The Confused Robin: A Never-Ending Journey of De-Colonizing the Mind

Welcome to the week, everyone! Today I wanted to post something a tad different than my usual socio-political commentaries on veganism and animal justice. Lately I’ve really been trying to move through the world guided primarily by my heart, while letting my head take more of a backseat (since for most of my 20 years on this planet I’ve allowed the latter to make most of my decisions, to the detriment of my holistic well-being).

In the middle of this past spring semester, I came up against a metaphorical wall in my ability to work through tough issues and ideas–once a staunch enthusiast of the analytical essay, I realized that intellectualizing without  feeling the immense reality of those issues and ideas, I would only be able to get so far in terms of doing meaningful life work.  So I wrote my first poem. Then I wrote a short story. And those two small acts opened up a whole new way of feeling my way through the world, instead of just thinking my way through it.

In the short story I’m sharing below, I’m trying to (in a very small way) work though the (multifaceted, gargantuan, frustrating, confounding) task of decolonizing a Western mind indoctrinated by arrogance, capitalism, white supremacy, and The Enlightenment. I hope it brings some joy to your day.

Once and forever there was a young robin who moved about the woodlands with two miniature snakes living on each of her shoulders.

The snakes whispered into her ears, “You are a perfect snowflake! You deserve all the world has to offer! You will rule the skies one day!”

The robin wasn’t entirely certain where these whisperings were coming from, for the snakes were invisible to her. Nonetheless, she enjoyed their words and thought about them especially when she interacted with the other animals in the woodlands.

Then one day, the robin left the woodlands for the forest. There, the snakes were devoured piece-by-piece by the owls who lived high up in the trees.

The robin didn’t like the silence that existed in her ears without the snakes. She decided to search through the forest for more niceties to fill her ears.

First the robin came upon a swarm of dragonflies. She asked, “I don’t know what to think of myself without the whisperings! Will you help me?” But the dragonflies only whizzed beyond and through one another, creating a mass of wings and thoraxes indiscernible to the robin. She moved on.

Next the robin met a colony of ants. She once again asked, “I need the whisperings to define my place in the forest! Will you help me?” But the ants merely continued working with one another to form an entrance to their underground home by collecting individual grains of sand. So the robin moved on.

The robin next encountered a web of spiders. She asked them, “I’m lost without the whisperings! Won’t you help me?” But the spiders went on visiting each other’s spots on the web, crawling contentedly toward the next spider after conversing with the previous one. So the robin continued her search.

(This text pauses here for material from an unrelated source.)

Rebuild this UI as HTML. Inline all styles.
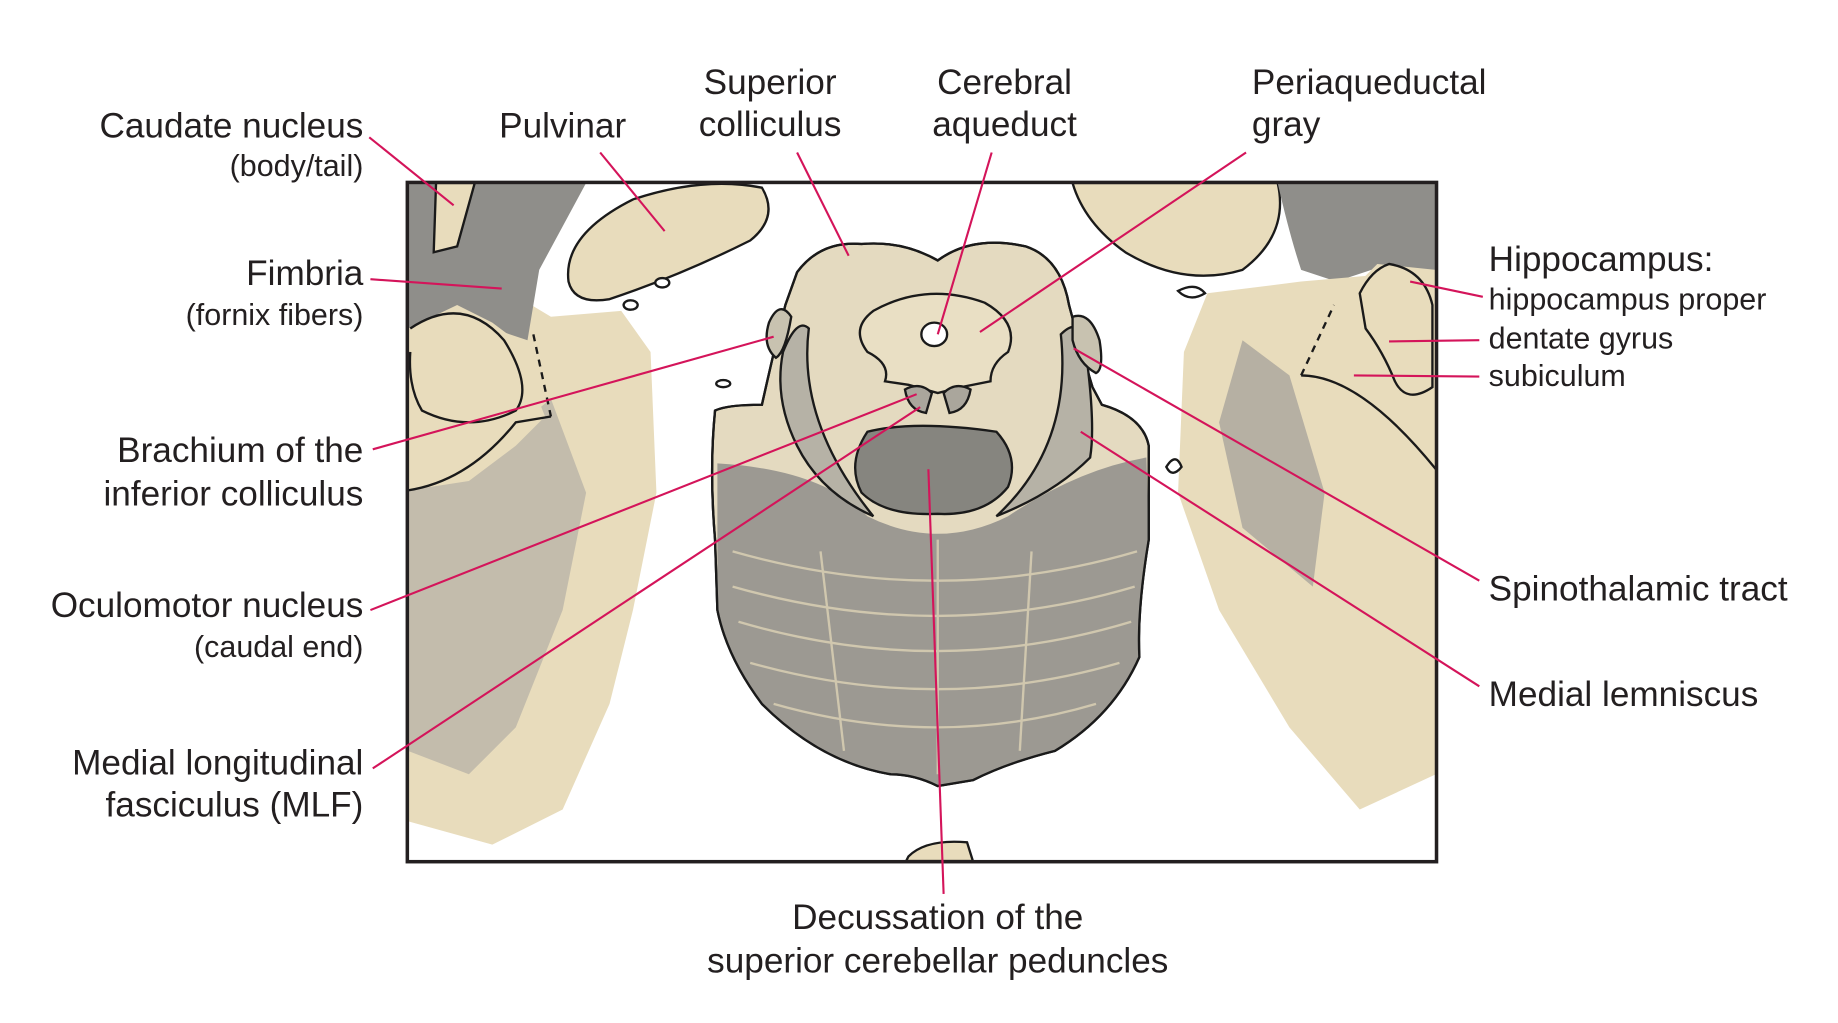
<!DOCTYPE html>
<html><head><meta charset="utf-8"><style>
html,body{margin:0;padding:0;background:#fff;width:1838px;height:1023px;overflow:hidden}
svg{display:block}
text{font-family:"Liberation Sans",Arial,sans-serif;fill:#231f20}
.l{font-size:30px}.s{font-size:26px}
.ld{stroke:#d4145a;stroke-width:1.8;fill:none}
.o{stroke:#1a1a1a;stroke-width:2;fill:none}
</style></head><body>
<svg width="1838" height="1023" viewBox="0 0 1568 872" preserveAspectRatio="none" xmlns="http://www.w3.org/2000/svg">
<defs>
<clipPath id="bx"><rect x="348" y="156" width="877" height="578"/></clipPath>
</defs>
<g clip-path="url(#bx)">
<rect x="348" y="156" width="877" height="578" fill="#fff"/>
<!-- left tissue -->
<path d="M348 260 L420 240 L470 270 L530 265 L555 300 L560 420 L540 520 L520 600 L480 690 L420 720 L348 700 Z" fill="#e8dcbc"/>
<path d="M348 400 L420 380 L470 340 L500 420 L480 520 L440 620 L400 660 L348 640 Z" fill="#b9b4a8" opacity=".8"/>
<path d="M348 156 L420 156 L500 156 L460 230 L450 290 L420 280 L348 310 Z" fill="#8f8e8a"/>
<path d="M372 156 L405 156 L390 210 L370 215 Z" class="o" style="fill:#e8dcbc"/>
<path d="M348 280 L390 260 L420 275 L440 290 L455 330 L465 355 L440 380 L400 410 L348 418 Z" fill="#e8dcbc"/>
<path d="M350 280 Q395 250 430 290 Q455 330 440 350 Q400 370 360 350 Q348 330 350 300" class="o" fill="#e8dcbc"/>
<path d="M455 285 L470 355" class="o" stroke-dasharray="6 5"/>
<path d="M348 418 Q400 410 440 360 L470 355" class="o"/>
<!-- pulvinar -->
<path d="M485 240 Q480 200 540 170 Q600 150 650 160 Q665 185 640 205 Q580 235 520 255 Q490 260 485 240 Z" class="o" style="fill:#e8dcbc"/>
<ellipse cx="565" cy="241" rx="6" ry="4" class="o" style="fill:#fff"/>
<ellipse cx="538" cy="260" rx="6" ry="4" class="o" style="fill:#fff"/>
<ellipse cx="617" cy="327" rx="6" ry="3" class="o" style="fill:#fff"/>
<!-- right tissue -->
<path d="M915 156 L1090 156 Q1100 200 1060 230 Q1010 245 960 215 Q925 190 915 156 Z" class="o" style="fill:#e8dcbc"/>
<path d="M1090 156 L1225 156 L1225 240 L1170 230 L1140 240 L1110 230 Q1100 200 1090 156 Z" fill="#8f8e8a"/>
<path d="M1030 250 L1110 240 L1225 230 L1225 660 L1160 690 L1100 620 L1040 520 L1005 420 L1010 300 Z" fill="#e8dcbc"/>
<path d="M1060 290 L1100 320 L1130 420 L1120 500 L1060 450 L1040 360 Z" fill="#a9a59c" opacity=".8"/>
<path d="M1110 320 L1150 320 Q1180 340 1225 400 L1225 230 L1175 225 L1150 250 L1140 260 Z" fill="#e8dcbc"/>
<path d="M1110 320 Q1160 320 1225 400" class="o"/>
<path d="M1110 320 L1138 260" class="o" stroke-dasharray="6 5"/>
<path d="M1160 250 Q1170 230 1185 225 Q1215 230 1222 260 L1222 330 Q1200 345 1190 325 Q1180 300 1165 280 Z" class="o"/>
<path d="M1005 248 Q1020 240 1028 250 Q1015 258 1005 248 Z" class="o" style="fill:#fff"/>
<path d="M995 398 Q1003 385 1008 398 Q1000 408 995 398 Z" class="o" style="fill:#fff"/>
<!-- central brainstem -->
<path d="M680 232 Q700 205 735 208 Q770 205 800 222 Q830 200 875 210 Q905 220 912 260 Q920 290 932 330 L940 345 Q975 355 980 380 L980 460 Q970 520 972 560 Q950 610 900 640 Q860 650 830 665 L800 670 Q780 660 760 660 Q700 650 650 600 Q620 560 612 520 L610 460 Q605 400 610 350 Q620 345 650 345 Q660 300 670 260 Z" class="o" style="fill:#e4dac0"/>
<path d="M612 395 Q700 400 740 440 Q800 470 860 440 Q920 400 978 390 L980 460 Q970 520 972 560 Q950 610 900 640 Q860 650 830 665 L800 670 Q780 660 760 660 Q700 650 650 600 Q620 560 612 520 Z" fill="#8f8d89" opacity=".85"/>
<g stroke="#ddd3b6" stroke-width="2" fill="none" opacity=".8">
<path d="M625 470 Q800 520 970 470"/><path d="M625 500 Q800 550 968 500"/><path d="M630 530 Q800 580 965 530"/><path d="M640 565 Q800 610 955 565"/><path d="M660 600 Q800 640 935 600"/>
<path d="M700 470 L720 640"/><path d="M800 460 L800 660"/><path d="M880 470 L870 640"/>
</g>
<path d="M680 232 Q700 205 735 208 Q770 205 800 222 Q830 200 875 210 Q905 220 912 260 Q920 290 932 330 L940 345 Q975 355 980 380 L980 460 Q970 520 972 560 Q950 610 900 640 Q860 650 830 665 L800 670 Q780 660 760 660 Q700 650 650 600 Q620 560 612 520 L610 460 Q605 400 610 350 Q620 345 650 345 Q660 300 670 260 Z" class="o"/>
<!-- PAG -->
<path d="M745 265 Q790 240 840 258 Q870 275 860 300 Q845 310 845 325 L820 330 L800 335 L775 328 L755 325 Q760 310 740 300 Q725 280 745 265 Z" class="o" style="fill:#e9dfc4"/>
<ellipse cx="797" cy="285" rx="11" ry="10" class="o" style="fill:#fff"/>
<!-- oculomotor -->
<path d="M772 332 Q785 325 795 335 L790 352 Q775 350 772 332 Z" class="o" style="fill:#aaa69c"/>
<path d="M805 335 Q815 325 828 332 Q825 350 810 352 Z" class="o" style="fill:#aaa69c"/>
<!-- decussation -->
<path d="M740 368 Q780 358 850 368 Q870 390 860 415 Q840 440 800 438 Q755 440 735 420 Q722 395 740 368 Z" class="o" style="fill:#86857f"/>
<!-- ML bands -->
<path d="M668 300 Q680 270 690 280 Q680 360 745 440 Q700 420 680 380 Q660 340 668 300 Z" class="o" style="fill:#b6b2a6"/>
<path d="M905 285 Q920 270 925 290 Q935 360 930 390 Q900 420 850 440 Q915 380 905 285 Z" class="o" style="fill:#b6b2a6"/>
<path d="M656 275 Q665 255 675 270 Q670 300 662 305 Q650 295 656 275 Z" class="o" style="fill:#c8c2b0"/>
<path d="M915 270 Q930 265 938 290 Q942 315 935 318 Q920 310 915 290 Z" class="o" style="fill:#c8c2b0"/>
<path d="M775 730 Q790 715 825 718 L830 734 L773 734 Z" class="o" style="fill:#e8dcbc"/>
</g>
<rect x="347.5" y="155.5" width="878" height="579" fill="none" stroke="#231f20" stroke-width="3"/>
<!-- leaders -->
<line class="ld" x1="315" y1="117" x2="387" y2="175"/>
<line class="ld" x1="512" y1="130" x2="567" y2="197"/>
<line class="ld" x1="680" y1="130" x2="724" y2="218"/>
<line class="ld" x1="846" y1="130" x2="800" y2="285"/>
<line class="ld" x1="1063" y1="130" x2="836" y2="283"/>
<line class="ld" x1="316" y1="238" x2="428" y2="246"/>
<line class="ld" x1="318" y1="383" x2="660" y2="287"/>
<line class="ld" x1="316" y1="520" x2="782" y2="336"/>
<line class="ld" x1="318" y1="655" x2="785" y2="347"/>
<line class="ld" x1="805" y1="762" x2="792" y2="400"/>
<line class="ld" x1="1265" y1="253" x2="1203" y2="240"/>
<line class="ld" x1="1262" y1="290" x2="1185" y2="291"/>
<line class="ld" x1="1262" y1="321" x2="1155" y2="320"/>
<line class="ld" x1="1262" y1="495" x2="916" y2="297"/>
<line class="ld" x1="1262" y1="585" x2="922" y2="368"/>
<!-- labels -->
<g text-anchor="end">
<text class="l" x="310" y="117">Caudate nucleus</text>
<text class="s" x="310" y="150">(body/tail)</text>
<text class="l" x="310" y="243">Fimbria</text>
<text class="s" x="310" y="277">(fornix fibers)</text>
<text class="l" x="310" y="394">Brachium of the</text>
<text class="l" x="310" y="431">inferior colliculus</text>
<text class="l" x="310" y="526">Oculomotor nucleus</text>
<text class="s" x="310" y="560">(caudal end)</text>
<text class="l" x="310" y="660">Medial longitudinal</text>
<text class="l" x="310" y="696">fasciculus (MLF)</text>
</g>
<g text-anchor="middle">
<text class="l" x="480" y="117">Pulvinar</text>
<text class="l" x="657" y="80">Superior</text>
<text class="l" x="657" y="116">colliculus</text>
<text class="l" x="857" y="80">Cerebral</text>
<text class="l" x="857" y="116">aqueduct</text>
<text class="l" x="800" y="792">Decussation of the</text>
<text class="l" x="800" y="829">superior cerebellar peduncles</text>
</g>
<text class="l" x="1068" y="80">Periaqueductal</text>
<text class="l" x="1068" y="116">gray</text>
<text class="l" x="1270" y="231">Hippocampus:</text>
<text class="s" x="1270" y="264">hippocampus proper</text>
<text class="s" x="1270" y="297">dentate gyrus</text>
<text class="s" x="1270" y="329">subiculum</text>
<text class="l" x="1270" y="512">Spinothalamic tract</text>
<text class="l" x="1270" y="602">Medial lemniscus</text>
</svg>
</body></html>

Finally the robin came upon a group of otters. She asked one last time, “The whisperings gave meaning to my life! Please, please help me.” But the otters persisted in their playful swimming, laughing at themselves as they knocked sea urchins against their heads. So the robin left them.

The robin was in despair. She sat in a forest clearing and began to cry. “Why do I even exist in the forest at all?” she wailed.

Soon, an owl began to slowly descend from the forest canopy and landed next to the robin. The owl advised the robin: “Think of the animals you’ve met in your journeys. Then do something with it. The first something you can do involves yourself.” And the owl soared into the sky.

Though the robin was still thoroughly confused about her place in the forest, she felt called to create something from her confusion. Hesitantly, with only a few notes at first, the robin began to chirp a song. Another robin swooped down next to her and began to chirp along in a different key and to a different tune, yet together their chirps formed an even more beautiful song. The more they chirped, the more animals gathered around them, contributing to an inspired cacophony that rang through the forest.

In solidarity, Ali.

7 thoughts on “The Confused Robin: A Never-Ending Journey of De-Colonizing the Mind

  1. Heidi says:

    This would make a sweet children’s book (or anyone really!). I can imagine the drawings that would accompany each passage. Thank you for sharing.